The Crime at Black Dudley

Just about the only things I knew about Albert Campion were the title of some of his books (my parents have almost all of them), and that in the ten minutes I saw of one of the TV episodes he was very owlish looking. Margery Allingham is considered one of the classic mystery writers, however, so I knew I would read one sooner or later. And why not start at the beginning? To sweeten the deal even more, this copy of The Crime at Black Dudley is one of the green Penguin mysteries, and fit perfectly in my purse to read at the robotics competition this past weekend.

George Abbershaw is mild-mannered physician with few vices and few adventures.
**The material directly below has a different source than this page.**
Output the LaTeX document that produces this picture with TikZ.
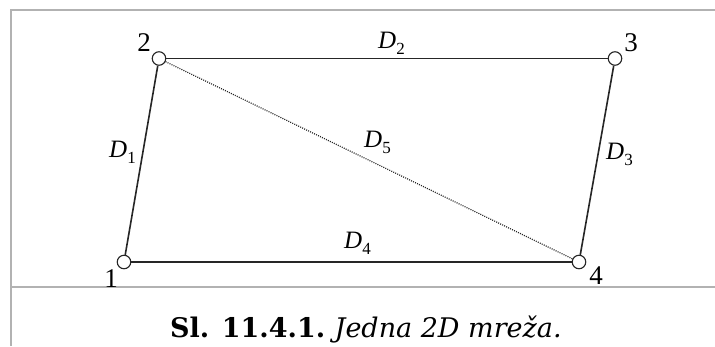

His only downfall is the beautiful Margaret Oliphant, so when Wyatt Petrie invites him his uncle Gordon Coombe’s country estate Black Dudley for the weekend, he begs him to make Meggie one of the party as well. [I’m sorry, doesn’t Black Dudley sound more like the name of a bar than a manor house?] The other guests are outgoing Anne, fellow doctor Michael and his timid fiance Jeanne,rugby star Chris, and a fatuous young man no one seems to know named Albert Campion. Wheelchair-bound Colonel Coombe also has two men with him for the weekend, foreigners that seem to give George the chills.
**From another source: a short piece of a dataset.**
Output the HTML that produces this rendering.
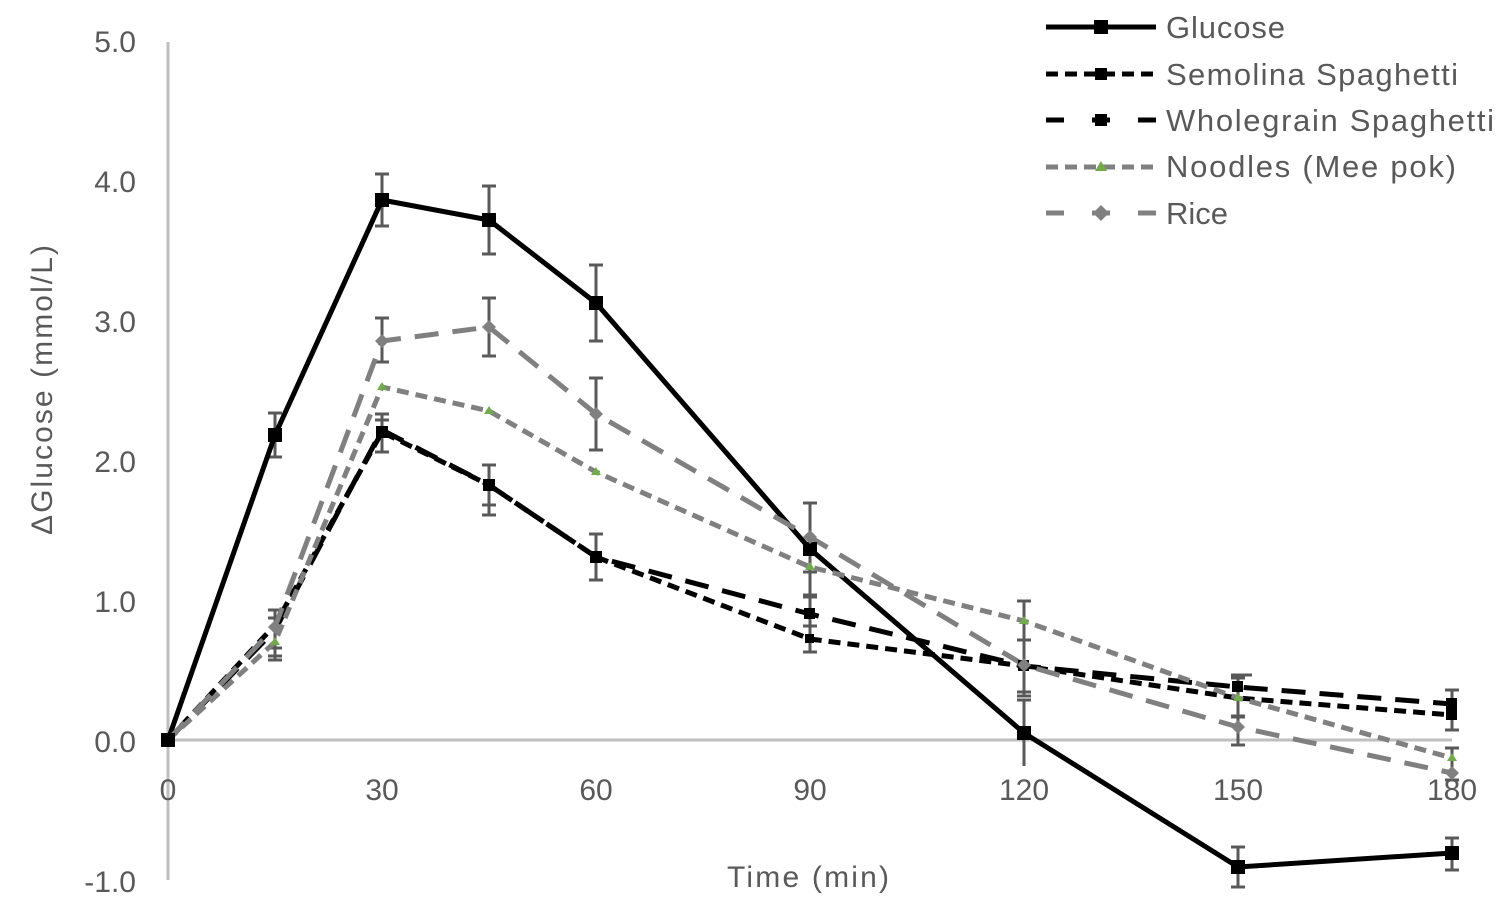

On the wall in the parlor is a jeweled dagger, a family heirloom that Wyatt tells a story about. Based on an old legend, a Ritual has been developed where people roam through the house in the dark trying to pass the dagger off to other people. Of course everyone except George wants to play this morbid version of hot potato. This is the kind of game where participants say “jolly good fun,” and the reader says “probably not such a good idea.”

During the game the Colonel has a heart attack, and his two attendants whisk him upstairs to his room. They pressure George to sign the death certificate, but the doctor is not so sure. A white-faced Meggie has already found him and told him she believes the dagger had blood on it when it was last passed to her. Now the dagger has disappeared. Has a murder taken place, and if so, why is it being covered up?
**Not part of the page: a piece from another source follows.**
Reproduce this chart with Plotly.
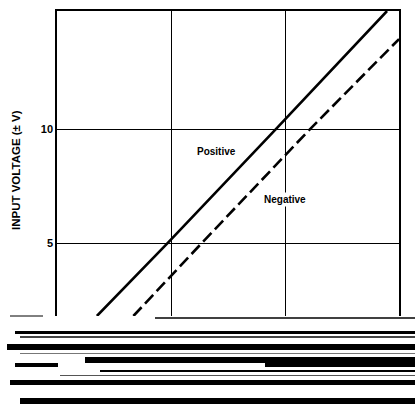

The incident seems hard to believe, until the next morning one of the German men announces that something has been taken from him, and that no one is to leave alive until it is recovered. It may have started out as a misunderstanding, but the friends have no idea of the criminal mastermind they are currently facing, and will need to pool all of their wits to escape.

I was surprised when reading this that Campion really didn’t come across as a main character; the story is told entirely from George’s perspective, and there are long stretches when Campion isn’t even present (kind of like the Fleming Stone mysteries). I wonder if Allingham decided after the fact to turn it into a series? As innocuous as Campion was, I find that I’m not entirely sure I trust or even like him, but I am interested to learn more. He comes across as both a mercenary and a hero, and yet still mostly an enigma.

I do wish people still had house parties nowadays. They sound like such fun little vacations (the ones where dead bodies don’t crop up, that is). I really think I was meant to live in a different decade. This feels like a mystery written in 1929, which I’m glad of. Not many from then are still around in print, save Agatha Christie.